My design need friends

[Andrej Mitrovic]

On 10/6/13, Namespace <rswhite4 at googlemail.com> wrote:
> Any further suggestions or improvements?

That's nice.

You could also hack away with templates, extracting the full module
path (e.g. foo.bar) of the calling module and comparing this with the
module a symbol is in, and then do this sort of thing:

In a module like foolib.mod:

- If some API-marked function is called from any submodule of "foolib"
=> compilation proceeds
- Otherwise, statically assert.

However I've just realized we are missing a __MODULE__ equivalent
which gives us the full path of the module. For example, for a.b.c
returns c, rather than a.b.c.

Adam D. Ruppe will probably understand where I'm going with this.

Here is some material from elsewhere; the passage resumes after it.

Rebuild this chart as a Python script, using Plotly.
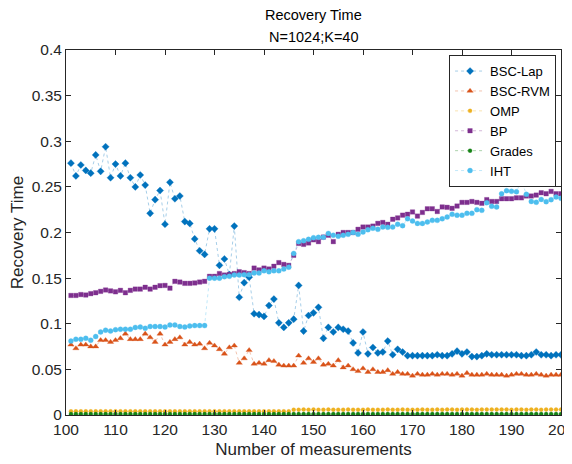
import plotly.graph_objects as go

x_vals = list(range(101, 201))

bsc_lap = [0.276, 0.262, 0.274, 0.268, 0.265, 0.285, 0.267, 0.294, 0.260, 0.275,
           0.262, 0.276, 0.260, 0.250, 0.263, 0.252, 0.221, 0.236, 0.246, 0.209,
           0.255, 0.237, 0.240, 0.212, 0.210, 0.193, 0.180, 0.176, 0.204, 0.204,
           0.164, 0.171, 0.154, 0.207, 0.129, 0.145, 0.151, 0.111, 0.110, 0.108,
           0.120, 0.127, 0.101, 0.096, 0.101, 0.105, 0.142, 0.092, 0.109, 0.112,
           0.118, 0.084, 0.096, 0.091, 0.096, 0.094, 0.092, 0.079, 0.068, 0.091,
           0.067, 0.074, 0.068, 0.069, 0.081, 0.066, 0.072, 0.069, 0.065, 0.065,
           0.065, 0.065, 0.065, 0.065, 0.066, 0.065, 0.065, 0.067, 0.070, 0.067,
           0.069, 0.064, 0.064, 0.065, 0.067, 0.066, 0.066, 0.066, 0.066, 0.066,
           0.066, 0.065, 0.065, 0.066, 0.069, 0.066, 0.066, 0.065, 0.066, 0.066]

bsc_rvm = [0.077, 0.073, 0.077, 0.077, 0.075, 0.075, 0.082, 0.082, 0.080, 0.082,
           0.084, 0.089, 0.083, 0.083, 0.083, 0.089, 0.085, 0.080, 0.089, 0.077,
           0.080, 0.083, 0.085, 0.077, 0.080, 0.077, 0.078, 0.073, 0.079, 0.076,
           0.072, 0.067, 0.074, 0.076, 0.057, 0.062, 0.071, 0.056, 0.057, 0.056,
           0.060, 0.059, 0.055, 0.054, 0.054, 0.054, 0.065, 0.057, 0.062, 0.058,
           0.062, 0.055, 0.056, 0.054, 0.060, 0.052, 0.054, 0.050, 0.048, 0.051,
           0.047, 0.050, 0.047, 0.047, 0.049, 0.045, 0.047, 0.045, 0.045, 0.043,
           0.045, 0.044, 0.044, 0.045, 0.044, 0.045, 0.045, 0.044, 0.045, 0.043,
           0.046, 0.044, 0.044, 0.044, 0.045, 0.044, 0.044, 0.044, 0.043, 0.044,
           0.045, 0.045, 0.044, 0.044, 0.045, 0.044, 0.043, 0.044, 0.044, 0.044]

omp = [0.004] * 45 + [0.0058, 0.0058, 0.0060, 0.0058, 0.0060, 0.0058, 0.0058, 0.0060, 0.0058, 0.0058,
                      0.0058, 0.0060, 0.0058, 0.0058, 0.0058, 0.0060, 0.0058, 0.0058, 0.0058, 0.0060,
                      0.0058, 0.0058, 0.0060, 0.0058, 0.0058, 0.0058, 0.0060, 0.0058, 0.0058, 0.0060,
                      0.0058, 0.0060, 0.0060, 0.0058, 0.0060, 0.0060, 0.0060, 0.0058, 0.0060, 0.0060,
                      0.0060, 0.0060, 0.0060, 0.0060, 0.0058, 0.0060, 0.0060, 0.0058, 0.0060, 0.0060,
                      0.0058, 0.0060, 0.0060, 0.0060, 0.0060]

bp = [0.131, 0.131, 0.132, 0.1315, 0.133, 0.134, 0.1355, 0.137, 0.136, 0.135,
      0.1366, 0.134, 0.1366, 0.138, 0.138, 0.140, 0.138, 0.140, 0.1417, 0.142,
      0.139, 0.1465, 0.1457, 0.1443, 0.1443, 0.1447, 0.1457, 0.1465, 0.152, 0.152,
      0.155, 0.1534, 0.154, 0.155, 0.157, 0.156, 0.155, 0.161, 0.159, 0.161,
      0.160, 0.163, 0.167, 0.165, 0.164, 0.175, 0.188, 0.187, 0.1885, 0.192,
      0.190, 0.195, 0.197, 0.190, 0.198, 0.200, 0.200, 0.200, 0.2035, 0.206,
      0.206, 0.207, 0.210, 0.211, 0.209, 0.2145, 0.216, 0.219, 0.220, 0.2225,
      0.218, 0.222, 0.226, 0.226, 0.223, 0.228, 0.2276, 0.2265, 0.229, 0.233,
      0.233, 0.234, 0.233, 0.232, 0.236, 0.234, 0.234, 0.237, 0.237, 0.237,
      0.238, 0.238, 0.240, 0.240, 0.241, 0.2436, 0.2425, 0.245, 0.2425, 0.2425]

grades = [0.001] * 100

iht = [0.081, 0.083, 0.083, 0.084, 0.082, 0.086, 0.091, 0.093, 0.092, 0.0935,
       0.094, 0.094, 0.094, 0.096, 0.0964, 0.095, 0.097, 0.097, 0.097, 0.0964,
       0.0986, 0.0986, 0.097, 0.0964, 0.0975, 0.098, 0.098, 0.098, 0.150, 0.150,
       0.150, 0.1516, 0.152, 0.1534, 0.1534, 0.1538, 0.1538, 0.1556, 0.1556, 0.158,
       0.157, 0.158, 0.158, 0.160, 0.162, 0.177, 0.190, 0.191, 0.1925, 0.1943,
       0.1947, 0.1947, 0.199, 0.197, 0.196, 0.197, 0.198, 0.200, 0.198, 0.2005,
       0.203, 0.2046, 0.2035, 0.206, 0.2057, 0.206, 0.209, 0.2075, 0.215, 0.2126,
       0.210, 0.210, 0.2115, 0.2133, 0.2133, 0.215, 0.217, 0.220, 0.219, 0.219,
       0.221, 0.221, 0.225, 0.2243, 0.2327, 0.2287, 0.228, 0.2425, 0.2458, 0.2451,
       0.2447, 0.2572, 0.2418, 0.234, 0.2331, 0.2363, 0.2338, 0.236, 0.2389, 0.2374]

y_ticks = [0, 0.05, 0.1, 0.15, 0.2, 0.25, 0.3, 0.35, 0.4]
y_ticktext = ["0", "0.05", "0.1", "0.15", "0.2", "0.25", "0.3", "0.35", "0.4"]
title_lines = ["Recovery Time", "N=1024;K=40"]

series = [
    ("BSC-Lap", bsc_lap, (0, 114, 189), "diamond", 5.5),
    ("BSC-RVM", bsc_rvm, (217, 83, 25), "triangle-up", 5.5),
    ("OMP", omp, (237, 177, 32), "circle", 4),
    ("BP", bp, (126, 47, 142), "square", 4.5),
    ("Grades", grades, (20, 130, 20), "circle", 4),
    ("IHT", iht, (77, 190, 238), "circle", 5),
]

fig = go.Figure()
for name, vals, (r, g, b), sym, sz in series:
    fig.add_trace(go.Scatter(
        x=x_vals, y=vals, name=name, mode="lines+markers",
        line=dict(color=f"rgba({r},{g},{b},0.35)", width=1, dash="dot"),
        marker=dict(symbol=sym, size=sz, color=f"rgb({r},{g},{b})",
                    line=dict(color=f"rgba({r},{g},{b},0.3)", width=1)),
    ))

axis_common = dict(
    showline=True, linecolor="#262626", linewidth=1, mirror="ticks",
    ticks="inside", ticklen=5, tickcolor="#262626", showgrid=False, zeroline=False,
    automargin=False,
    tickfont=dict(family="Arial", size=15.5, color="#262626"),
)

for line, ypos in zip(title_lines, [1.096, 1.035]):
    fig.add_annotation(text=line, x=0.5, xref="paper", y=ypos, yref="paper",
                       xanchor="center", yanchor="middle", showarrow=False,
                       font=dict(family="Arial", size=14.5, color="black"))

# page body has an 8px margin, so the figure is sized to end at the window edge
fig.update_layout(
    width=564, height=456,
    margin=dict(l=58, r=11, t=42, b=49),
    paper_bgcolor="white", plot_bgcolor="white",
    xaxis=dict(range=[100, 200], dtick=10, tick0=100, ticklabeloverflow="allow",
               title=dict(text="Number of measurements", standoff=6,
                          font=dict(family="Arial", size=17, color="#262626")),
               **axis_common),
    yaxis=dict(range=[0, 0.4], tickvals=y_ticks, ticktext=y_ticktext,
               ticklabeloverflow="allow",
               title=dict(text="Recovery Time", standoff=6,
                          font=dict(family="Arial", size=17, color="#262626")),
               **axis_common),
    legend=dict(x=0.99, xanchor="right", y=0.986, yanchor="top",
                bgcolor="white", bordercolor="#262626", borderwidth=1,
                font=dict(family="Arial", size=13, color="black"),
                itemwidth=30, tracegroupgap=0),
    showlegend=True,
)

fig.write_html("out.html")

Just
to pseudocode a bit:

test.d:

-----
module test;

import foo.a;
import foo.b;

void main()
{
    B b;
    b.func();  // this will fail
}
-----

foo/a.d:
-----
module foo.a;

import foo.b;

void test()
{
    B b;
    b.func();  // ok, compiles
}
-----

foo/b.d:
-----
module foo.b;

import foo.internal;

struct B
{
    // introduce public function "func" only accessible from any 'foo'
submodules
    // which forwards to "funcImpl"
    mixin Internal!(funcImpl, "func");

    private void funcImpl() { }  // internal
}
-----

foo/internal.d:
-----
module foo.internal;

mixin template Internal(alias symbol, string funcIdent)
{
    mixin("
    public auto " ~ funcIdent ~ "(string packName = __PACKAGE__, T...)(T t)
    {
        // note: not the actual assert, you would probably do string
comparisons here,
        // e.g. checking whether both packages start with "foo."
        static assert(__PACKAGE__ == packName);
        return symbol(t);
    }
    ");
}
-----

The only issue is there's no way to get to the caller's fully
qualified module name. You could hack around extracting this info from
a __PRETTY_FUNCTION__ string, but it's unreliable.

I think we may need a new __PACKAGE__ symbol.